Like Hamlin-Vogler, Morrows enrolled her kids, 11-year-old twins Breck and Lucas, following the Covid-connected school closures. She thought they’d stay a year, then return to public school. But after a year, they didn’t want to go back. “They had a taste of freedom,” she said.
For many parents, Jordan Glen hits a sweet spot between traditional and alternative.
On the traditional side, Jordan Glen students are immersed in core academics. They take tests, including standardized tests. They get grades and report cards. They play sports like soccer and tennis, and they’re good enough at the latter to win the county’s middle school championship. Many of them move on to the area’s top academic high schools.
But Jordan Glen also does a lot differently.

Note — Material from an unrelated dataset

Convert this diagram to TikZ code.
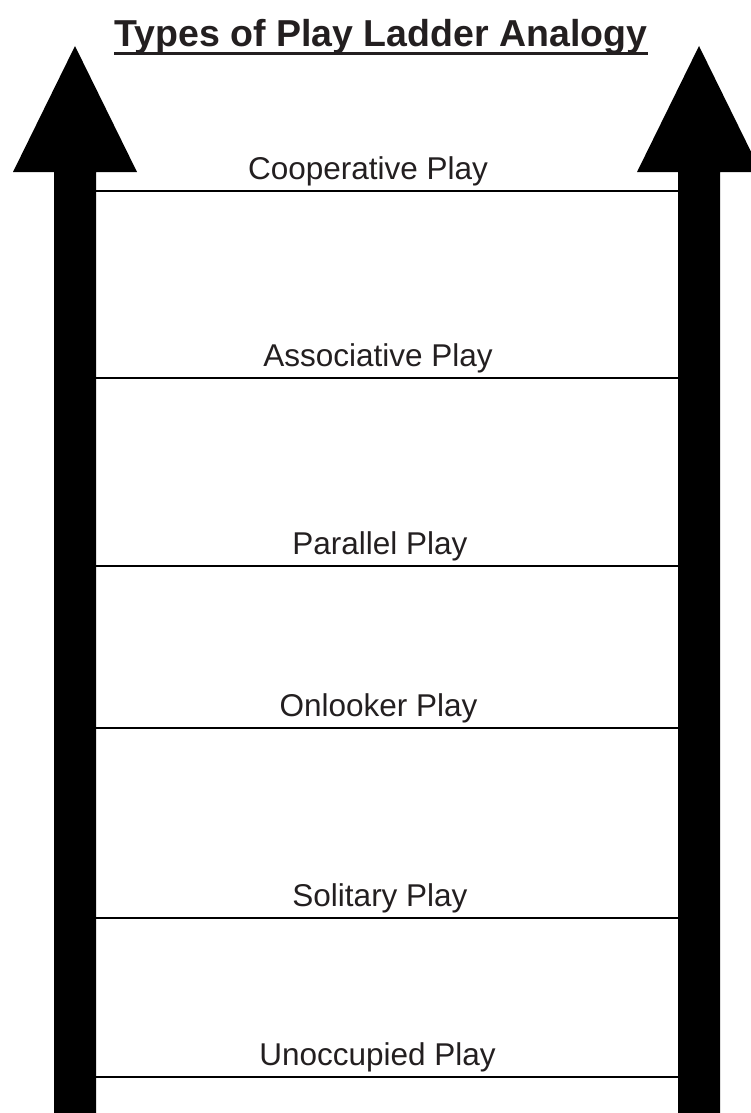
\documentclass[tikz,border=0pt]{standalone}
\usepackage{fontspec}
\setmainfont{Liberation Sans}
\usetikzlibrary{calc}
\definecolor{ink}{HTML}{231F20}
\begin{document}
\begin{tikzpicture}[x=1pt,y=-1pt,
  rail/.style={fill=black,draw=none},
  rung/.style={draw=black,line width=2pt},
  lbl/.style={anchor=base,inner sep=0pt,text=ink,font=\fontsize{31.5}{36}\selectfont},
  ttl/.style={anchor=base,inner sep=0pt,text=ink,font=\bfseries\fontsize{37.5}{42}\selectfont}]
\useasboundingbox (0,0) rectangle (751,1113);
\clip (0,0) rectangle (751,1113);
\fill[white] (0,0) rectangle (751,1113);
% left arrow
\fill[rail] (75,46) -- (137,172) -- (96,172) -- (96,1120) -- (54,1120) -- (54,172) -- (13,172) -- cycle;
% right arrow
\fill[rail] (699,46) -- (761,172) -- (720,172) -- (720,1120) -- (678,1120) -- (678,172) -- (637,172) -- cycle;
% title
\node[ttl] (title) at (381,47) {Types of Play Ladder Analogy};
\draw[ink,line width=2.8pt] ($(title.base west)+(0,6.5)$) -- ($(title.base east)+(0,6.5)$);
% rungs
\foreach \n/\y/\x/\t in {coop/190.7/368/Cooperative Play, assoc/377.7/378/Associative Play, par/565.7/380/Parallel Play, onl/728/378.5/Onlooker Play, sol/917.7/380/Solitary Play, unocc/1076.7/377.5/Unoccupied Play}{
  \coordinate (\n L) at (96,\y);
  \coordinate (\n R) at (678,\y);
  \draw[rung] (\n L) -- (\n R);
  \node[lbl] (\n) at (\x,\y-11.5) {\t};
}
\end{tikzpicture}
\end{document}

Students spend a lot of time outdoors at Jordan Glen School. Activities include archery, gardening and sports. Photo by Ron Matus
The students are grouped into multi-age and multi-grade classrooms. They choose from an ever-changing menu of electives. Many of those classes are taught by teachers, but some are taught by parents (like archery, gardening, and fishing), and some by the students themselves (like soccer, dance, and book club). The youngest students also do a “forest school” class once a week.

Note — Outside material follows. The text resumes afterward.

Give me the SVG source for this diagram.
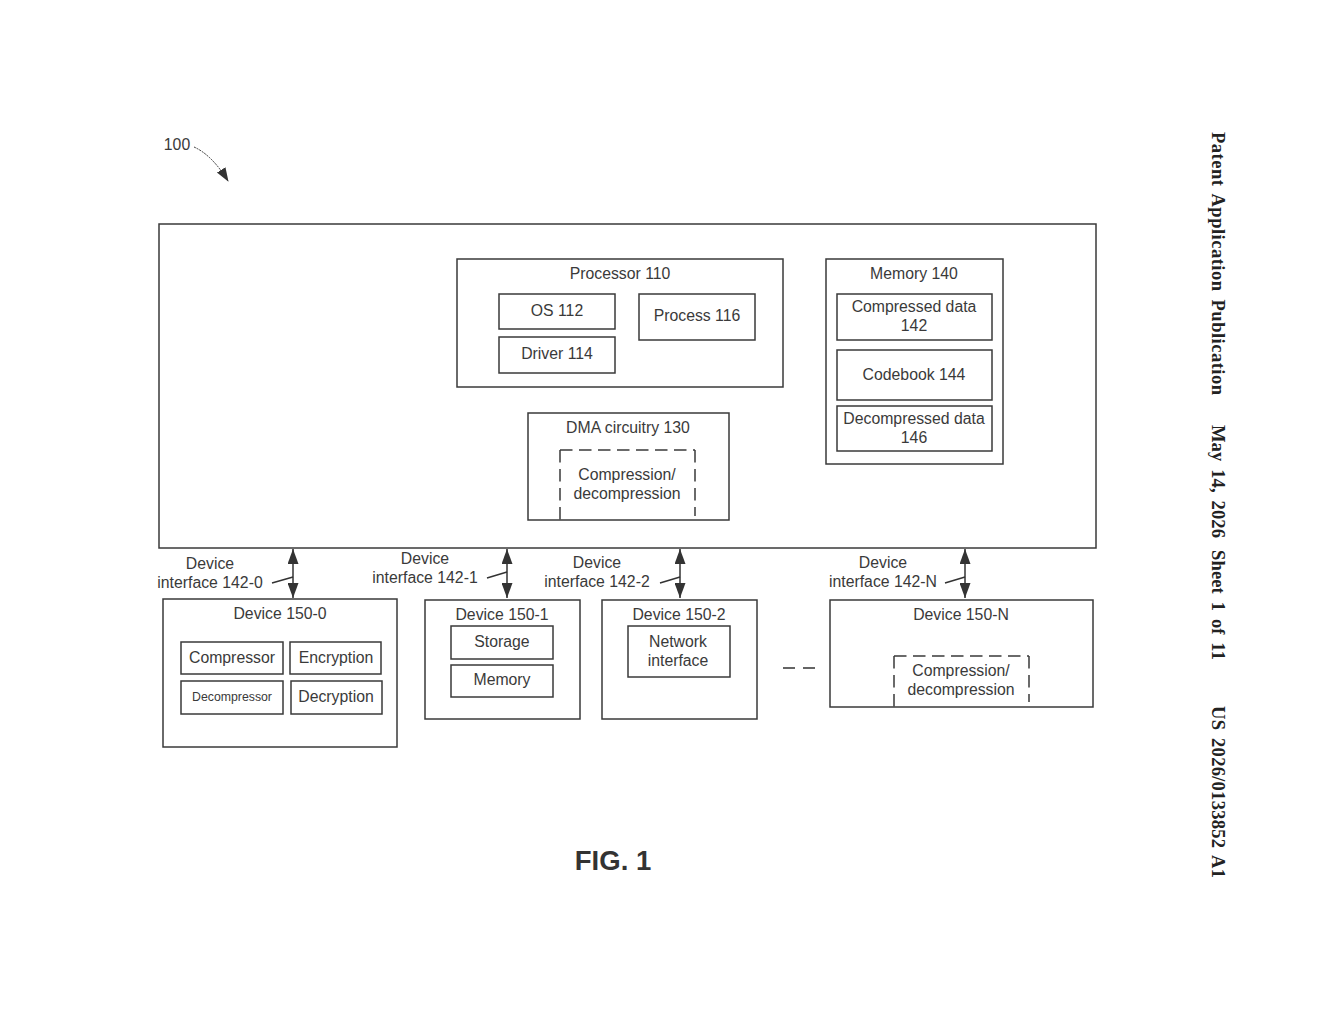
<svg xmlns="http://www.w3.org/2000/svg" width="1320" height="1024" viewBox="0 0 1320 1024">
<style>
.b{fill:none;stroke:#3a3a3a;stroke-width:1.5}
.d{fill:none;stroke:#3a3a3a;stroke-width:1.5;stroke-dasharray:12.5 6.5}
.t{font-family:"Liberation Sans",Arial,sans-serif;font-size:15.8px;fill:#3a3a3a;text-anchor:middle}
.l{fill:none;stroke:#333;stroke-width:1.5}
.h{font-family:"Liberation Serif","Times New Roman",serif;font-size:18.5px;font-weight:bold;fill:#222;word-spacing:3px}
</style>
<defs>
<marker id="a" viewBox="0 0 15 11" refX="15" refY="5.5" markerWidth="15" markerHeight="11" markerUnits="userSpaceOnUse" orient="auto-start-reverse"><path d="M0 0L15 5.5L0 11Z" fill="#333"/></marker>
<marker id="c" viewBox="0 0 14 12" refX="13" refY="6" markerWidth="14" markerHeight="12" markerUnits="userSpaceOnUse" orient="auto"><path d="M0 1L14 6L0 11Z" fill="#333"/></marker>
</defs>
<rect width="1320" height="1024" fill="#fff"/>
<g id="ref-100"><text class="t" x="177" y="150">100</text></g>
<g id="system"><rect class="b" x="159" y="224" width="937" height="324"/></g>
<g id="processor-110"><rect class="b" x="457" y="259" width="326" height="128"/><text class="t" x="620" y="278.500">Processor 110</text></g>
<g id="os-112"><rect class="b" x="499" y="294" width="116" height="35"/><text class="t" x="557" y="316">OS 112</text></g>
<g id="driver-114"><rect class="b" x="499" y="337" width="116" height="36"/><text class="t" x="557" y="359">Driver 114</text></g>
<g id="process-116"><rect class="b" x="639" y="294" width="116" height="46"/><text class="t" x="697" y="321">Process 116</text></g>
<g id="memory-140"><rect class="b" x="826" y="259" width="177" height="205"/><text class="t" x="914" y="278.500">Memory 140</text></g>
<g id="data-142"><rect class="b" x="837" y="294" width="155" height="46"/><text class="t" x="914" y="312">Compressed data</text><text class="t" x="914" y="331">142</text></g>
<g id="codebook-144"><rect class="b" x="837" y="350" width="155" height="50"/><text class="t" x="914" y="379.500">Codebook 144</text></g>
<g id="data-146"><rect class="b" x="837" y="406" width="155" height="45"/><text class="t" x="914" y="424">Decompressed data</text><text class="t" x="914" y="443">146</text></g>
<g id="dma-130"><rect class="b" x="528" y="413" width="201" height="107"/><text class="t" x="628" y="432.500">DMA circuitry 130</text><path class="d" d="M560 450V520M560 450H695M695 450V516"/><text class="t" x="627" y="480">Compression/</text><text class="t" x="627" y="499">decompression</text></g>
<g id="device-150-0"><rect class="b" x="163" y="599" width="234" height="148"/><text class="t" x="280" y="618.500">Device 150-0</text></g>
<g id="compressor"><rect class="b" x="181" y="642" width="102" height="32"/><text class="t" x="232" y="663">Compressor</text></g>
<g id="encryption"><rect class="b" x="290" y="642" width="91" height="32"/><text class="t" x="336" y="663">Encryption</text></g>
<g id="decompressor"><rect class="b" x="181" y="681" width="102" height="33"/><text class="t" x="232" y="701" style="font-size:12.300px">Decompressor</text></g>
<g id="decryption"><rect class="b" x="291" y="681" width="91" height="33"/><text class="t" x="336" y="702">Decryption</text></g>
<g id="device-150-1"><rect class="b" x="425" y="600" width="155" height="119"/><text class="t" x="502" y="619.500">Device 150-1</text></g>
<g id="storage"><rect class="b" x="451" y="626" width="102" height="33"/><text class="t" x="502" y="647">Storage</text></g>
<g id="memory"><rect class="b" x="451" y="665" width="102" height="32"/><text class="t" x="502" y="685">Memory</text></g>
<g id="device-150-2"><rect class="b" x="602" y="600" width="155" height="119"/><text class="t" x="679" y="619.500">Device 150-2</text></g>
<g id="network"><rect class="b" x="628" y="626" width="102" height="51"/><text class="t" x="678" y="647">Network</text><text class="t" x="678" y="666">interface</text></g>
<g id="device-150-N"><rect class="b" x="830" y="600" width="263" height="107"/><text class="t" x="961" y="619.500">Device 150-N</text><path class="d" d="M894 656V707M894 656H1029M1029 656V702"/><text class="t" x="961" y="676">Compression/</text><text class="t" x="961" y="695">decompression</text></g>
<g id="labels">
<text class="t" x="210" y="569">Device</text><text class="t" x="210" y="588">interface 142-0</text>
<text class="t" x="425" y="564">Device</text><text class="t" x="425" y="583">interface 142-1</text>
<text class="t" x="597" y="568">Device</text><text class="t" x="597" y="587">interface 142-2</text>
<text class="t" x="883" y="568">Device</text><text class="t" x="883" y="587">interface 142-N</text>
</g>
<g id="connectors">
<path class="l" d="M293 549V598" marker-start="url(#a)" marker-end="url(#a)"/>
<path class="l" d="M507 549V598" marker-start="url(#a)" marker-end="url(#a)"/>
<path class="l" d="M680 549V598" marker-start="url(#a)" marker-end="url(#a)"/>
<path class="l" d="M965 549V598" marker-start="url(#a)" marker-end="url(#a)"/>
<path class="l" d="M272 583L293 577M487 578L507 572M660 583L680 577M945 583L965 577"/>
<path class="l" d="M783 668H795M803 668H815"/>
<path d="M194 147Q212 155 228 181" fill="none" stroke="#333" stroke-width="1" stroke-dasharray="2 1" marker-end="url(#c)"/>
</g>
<g id="fig"><text x="613" y="870" style="font-family:'Liberation Sans',Arial,sans-serif;font-size:27.500px;font-weight:bold;fill:#333;text-anchor:middle">FIG. 1</text></g>
<g id="header">
<text class="h" transform="translate(1212 132) rotate(90)" textLength="263">Patent Application Publication</text>
<text class="h" transform="translate(1212 425) rotate(90)" textLength="113">May 14, 2026</text>
<text class="h" transform="translate(1212 550) rotate(90)" textLength="110">Sheet 1 of 11</text>
<text class="h" transform="translate(1212 706) rotate(90)" textLength="172">US 2026/0133852 A1</text>
</g>
</svg>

The school also emphasizes character education.
The older students serve as mentors for the younger students. They’re taught peer mediation so they can settle disputes. Every afternoon, they clean the school, working as crew leaders with teams of younger students. Their “Senior Class Guide” stresses nothing is more important than “caring about others.”
“The way the older kids take care of the younger kids, it’s very noticeable. They are genuinely caring,” Morrows said. At Jordan Glen, “they teach community. They teach being a good human.”
“My favorite thing is that most kids really get a good sense of self and self-confidence at this school,” Hamlin-Vogler said. “Some people say, ‘Oh, that’s the hippie school.’ But the students have a lot of expectations and personal accountability put on them.”
Hamlin-Vogler said without the education choice scholarships, she and her husband wouldn’t be able to afford the school. Hamlin-Vogler is a hairdresser. Her husband is a music producer. Before Florida made every student eligible for scholarships in 2023, they missed the income eligibility threshold by $1,000. Her parents were able to assist with tuition in the short term, but that would not have been sustainable.
Her family harbors no animus toward public schools. Atticus attended them prior to Jordan Glen, and he’s likely to be at a public high school next fall. Ellie, meanwhile, thinks she might want to try the neighborhood school even though she loves Jordan Glen in every way, and Hamlin-Vogler said that would be fine.
After Ellie described how much fun she had playing in the rain, though, Hamlin-Vogler had to remind her, “You might not get to do that at another school.”